### Dataset excerpts

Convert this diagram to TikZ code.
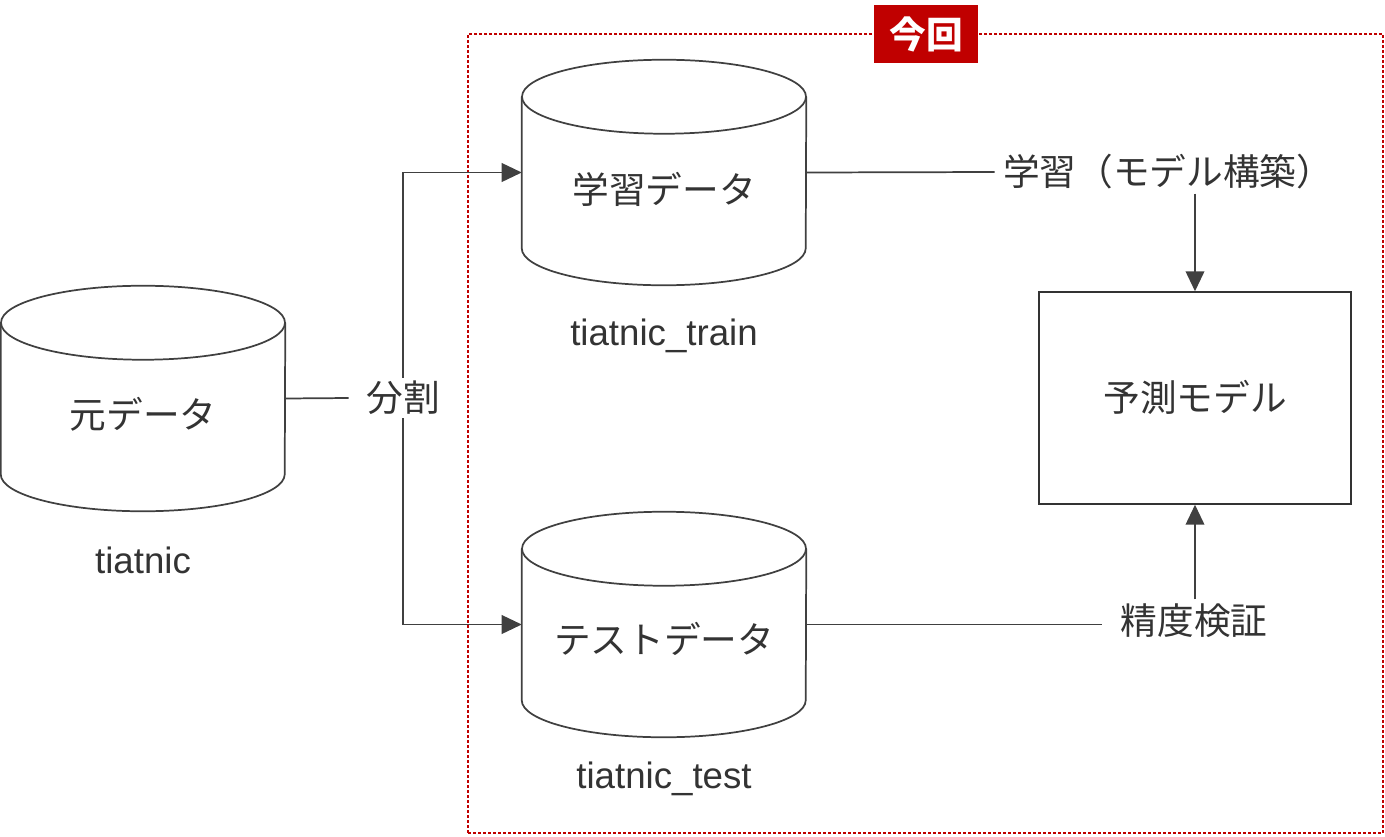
\documentclass[tikz,border=0pt]{standalone}
\usepackage{fontspec}
\setmainfont{Liberation Sans}
\newfontfamily\jp{Noto Sans CJK JP}
\usetikzlibrary{arrows.meta}
\definecolor{ln}{HTML}{404040}
\definecolor{tx}{HTML}{333333}
\definecolor{rd}{HTML}{C00000}
\newcommand\dbcyl[1]{%
  \draw[cylline] (#1.north west) -- (#1.south west)
    arc[start angle=180,end angle=360,x radius=106.5pt,y radius=27.75pt] -- (#1.north east);
  \draw[cylline] (#1.north) ellipse[x radius=106.5pt,y radius=27.75pt];}
\newcommand\jlow[1]{\raisebox{-0.24em}{#1}}
\newcommand\llow[1]{\raisebox{-0.3em}{#1}}
\begin{document}
\begin{tikzpicture}[x=0.75pt,y=-0.75pt,
  every node/.style={text=tx},
  jptext/.style={font=\jp\fontsize{27.5}{33}\selectfont, text height=0.88em, text depth=0.12em, inner sep=0pt},
  latin/.style={font=\fontsize{27.5}{33}\selectfont, text height=0.72em, text depth=0pt, inner sep=0pt},
  cylbody/.style={draw=none, minimum width=213pt, minimum height=113.25pt, inner sep=0pt},
  cylline/.style={draw=ln, line width=1.3pt},
  conn/.style={draw=ln, line width=1.3pt},
  arr/.style={draw=ln, line width=1.3pt, -{Triangle[length=15pt,width=14pt]}},
  modelbox/.style={draw=tx, line width=1.1pt, minimum width=234pt, minimum height=159pt},
  scopebox/.style={draw=rd, line width=1.5pt, dash pattern=on 2.25pt off 1.5pt, minimum width=686.25pt, minimum height=599.25pt, inner sep=0pt},
  tagbox/.style={fill=rd, text=white, font=\jp\bfseries\fontsize{27.5}{33}\selectfont, minimum width=78pt, minimum height=43.5pt, inner sep=0pt}
]
\useasboundingbox (0,0) rectangle (1385,836);

% scope frame
\node[scopebox] (scope) at (925.5,433.5) {};
\node[tagbox] (tag) at (926,34) {今回};

% cylinders
\node[cylbody] (src) at (143,398.5) {};
\node[cylbody] (train) at (664,172.5) {};
\node[cylbody] (test) at (664,624.5) {};
\dbcyl{src}
\dbcyl{train}
\dbcyl{test}

\node[jptext] (srcT) at (143,415) {\jlow{元データ}};
\node[jptext] (trainT) at (664,190) {\jlow{学習データ}};
\node[jptext] (testT) at (664,640) {\jlow{テストデータ}};

\node[latin] (srcL) at (143,558) {\llow{tiatnic}};
\node[latin] (trainL) at (664,330) {\llow{tiatnic\_train}};
\node[latin] (testL) at (664,773) {\llow{tiatnic\_test}};

% split
\node[jptext, inner xsep=13pt, inner ysep=10pt] (split) at (403,398) {\jlow{分割}};
\draw[conn] (src.east) -- (split.west);
\draw[arr] (split.north) |- (train.west);
\draw[arr] (split.south) |- (test.west);

% model
\node[modelbox, jptext, minimum width=234pt, minimum height=159pt, inner sep=0pt] (model) at (1195,398) {\jlow{予測モデル}};

\node[jptext, inner xsep=6pt, inner ysep=11pt] (learn) at (1168,172) {\jlow{学習（モデル構築）}};
\draw[conn] (train.east) -- (learn.west);
\draw[arr] (learn.south -| model.north) -- (model.north);

\node[jptext, inner xsep=14pt, inner ysep=11pt] (verify) at (1194,621) {\jlow{精度検証}};
\draw[conn] (test.east) -- (test.east -| verify.west);
\draw[arr] (verify.north -| model.south) -- (model.south);
\end{tikzpicture}
\end{document}
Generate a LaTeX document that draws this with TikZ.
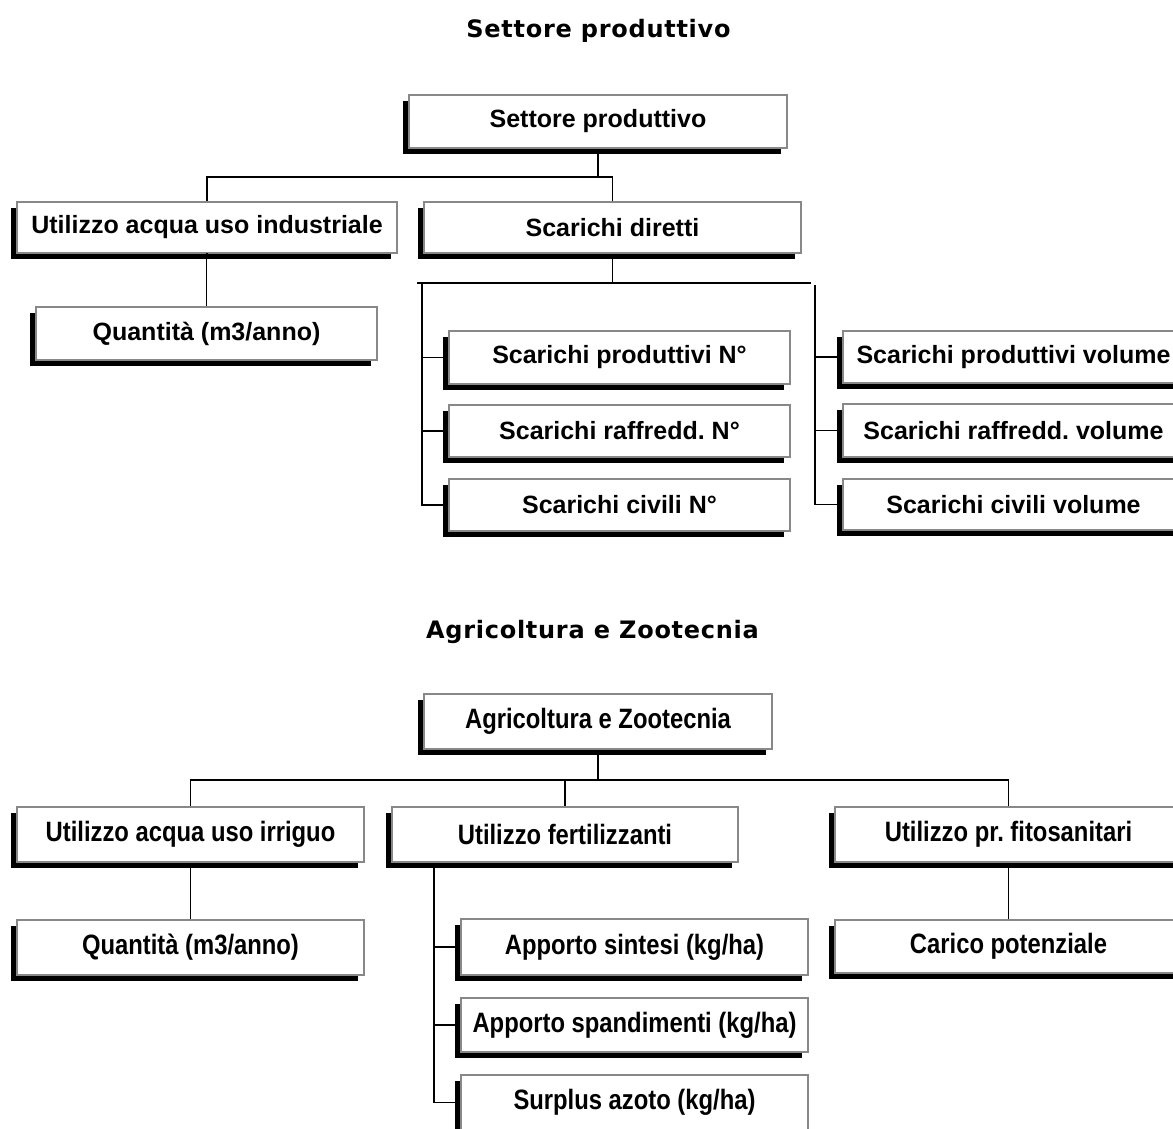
\documentclass[tikz,border=0pt]{standalone}
\usepackage{fontspec}
\setmainfont{Liberation Sans}
\newfontfamily\narrowfont[FakeStretch=0.85]{Liberation Sans}
\newfontfamily\titlefont[LetterSpace=3]{DejaVu Sans}
\usetikzlibrary{shadows}
\definecolor{boxgray}{RGB}{136,136,136}

\begin{document}
\frenchspacing
\begin{tikzpicture}[x=1pt,y=-1pt,
  box/.style={draw=boxgray, line width=2pt, fill=white, inner sep=0pt,
    drop shadow={shadow xshift=-6pt, shadow yshift=-6pt, opacity=1, fill=black}},
  wh/.style 2 args={minimum width=#1pt, minimum height=#2pt},
  wide/.style={box, font=\fontsize{25}{30}\selectfont\bfseries},
  narrow/.style={box, font=\narrowfont\fontsize{28}{33}\selectfont\bfseries},
  heading/.style={anchor=base, inner sep=0pt, font=\titlefont\fontsize{24}{29}\selectfont\bfseries},
  link/.style={line width=1.5pt, draw=black}
]
\useasboundingbox (0,0) rectangle (1173,1129);
\fill[white] (0,0) rectangle (1173,1129);
\clip (0,0) rectangle (1173,1129);

% ---------- Settore produttivo ----------
\node[heading] (t1) at (598.5,38) {Settore produttivo};

\node[wide, wh={378}{53}] (sp)  at (598,121.5)   {Settore produttivo};
\node[wide, wh={380}{51}] (uai) at (207,227.5)   {Utilizzo acqua uso industriale};
\node[wide, wh={377}{51}] (sd)  at (612.5,227.5) {Scarichi diretti};
\node[wide, wh={341}{53}] (q1)  at (206.5,333.5) {Quantità (m3/anno)};

\node[wide, wh={341}{53}] (spN) at (619.5,357.5) {Scarichi produttivi N°};
\node[wide, wh={341}{52}] (srN) at (619.5,431)   {Scarichi raffredd. N°};
\node[wide, wh={341}{52}] (scN) at (619.5,505)   {Scarichi civili N°};

\node[wide, wh={341}{52}] (spV) at (1013.5,357)  {Scarichi produttivi volume};
\node[wide, wh={341}{53}] (srV) at (1013.5,430.5){Scarichi raffredd. volume};
\node[wide, wh={341}{51}] (scV) at (1013.5,504.5){Scarichi civili volume};

\coordinate (j1) at (598,177);
\draw[link] (sp.south) -- (sp.south |- j1);
\draw[link] (uai.north) -- (uai.north |- j1) -- (sd.north |- j1) -- (sd.north);
\draw[link] (uai.south) -- (uai.south -| q1.north) -- (q1.north);

\coordinate (j2)    at (612.5,283);
\coordinate (h2l)   at (417,283);
\coordinate (h2r)   at (811,283);
\coordinate (railL) at (422,283);
\coordinate (railR) at (815,285);
\draw[link] (sd.south) -- (sd.south |- j2);
\draw[link] (h2l) -- (h2r);
\draw[link] (railL) |- (scN.west);
\draw[link] (spN.west -| railL) -- (spN.west);
\draw[link] (srN.west -| railL) -- (srN.west);
\draw[link] (railR) |- (scV.west);
\draw[link] (spV.west -| railR) -- (spV.west);
\draw[link] (srV.west -| railR) -- (srV.west);

% ---------- Agricoltura e Zootecnia ----------
\node[heading] (t2) at (592.5,638) {Agricoltura e Zootecnia};

\node[narrow, wh={348}{55}] (az)   at (598,721.5)   {Agricoltura e Zootecnia};
\node[narrow, wh={347}{55}] (irr)  at (190.5,834.5) {Utilizzo acqua uso irriguo};
\node[narrow, wh={346}{55}] (fert) at (565,834.5)   {Utilizzo fertilizzanti};
\node[narrow, wh={347}{55}] (fito) at (1008.5,834.5){Utilizzo pr. fitosanitari};
\node[narrow, wh={347}{55}] (q2)   at (190.5,947.5) {Quantità (m3/anno)};
\node[narrow, wh={347}{53}] (cp)   at (1008.5,946.5){Carico potenziale};

\node[narrow, wh={347}{56}] (as)   at (634.5,947)   {Apporto sintesi (kg/ha)};
\node[narrow, wh={347}{54}] (aspd) at (634.5,1025)  {Apporto spandimenti (kg/ha)};
\node[narrow, wh={347}{55}] (sur)  at (634.5,1102.5){Surplus azoto (kg/ha)};

\coordinate (j3) at (598,780);
\draw[link] (az.south) -- (az.south |- j3);
\draw[link] (irr.north) -- (irr.north |- j3) -- (fito.north |- j3) -- (fito.north);
\draw[link] (fert.north) -- (fert.north |- j3);
\draw[link] (irr.south) -- (q2.north);
\draw[link] (fito.south) -- (cp.north);

\coordinate (railF) at (434,862);
\draw[link] (railF |- fert.south) |- (sur.west);
\draw[link] (as.west -| railF) -- (as.west);
\draw[link] (aspd.west -| railF) -- (aspd.west);
\end{tikzpicture}
\end{document}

### Exercise
Quote the data above exactly from the line with "Generate a LaTeX" to the line with "(t1) at (598.5,38)", both ends counted, and nothing else. Pictures don't go in.

### Exercise response
Generate a LaTeX document that draws this with TikZ.
\documentclass[tikz,border=0pt]{standalone}
\usepackage{fontspec}
\setmainfont{Liberation Sans}
\newfontfamily\narrowfont[FakeStretch=0.85]{Liberation Sans}
\newfontfamily\titlefont[LetterSpace=3]{DejaVu Sans}
\usetikzlibrary{shadows}
\definecolor{boxgray}{RGB}{136,136,136}

\begin{document}
\frenchspacing
\begin{tikzpicture}[x=1pt,y=-1pt,
  box/.style={draw=boxgray, line width=2pt, fill=white, inner sep=0pt,
    drop shadow={shadow xshift=-6pt, shadow yshift=-6pt, opacity=1, fill=black}},
  wh/.style 2 args={minimum width=#1pt, minimum height=#2pt},
  wide/.style={box, font=\fontsize{25}{30}\selectfont\bfseries},
  narrow/.style={box, font=\narrowfont\fontsize{28}{33}\selectfont\bfseries},
  heading/.style={anchor=base, inner sep=0pt, font=\titlefont\fontsize{24}{29}\selectfont\bfseries},
  link/.style={line width=1.5pt, draw=black}
]
\useasboundingbox (0,0) rectangle (1173,1129);
\fill[white] (0,0) rectangle (1173,1129);
\clip (0,0) rectangle (1173,1129);

% ---------- Settore produttivo ----------
\node[heading] (t1) at (598.5,38) {Settore produttivo};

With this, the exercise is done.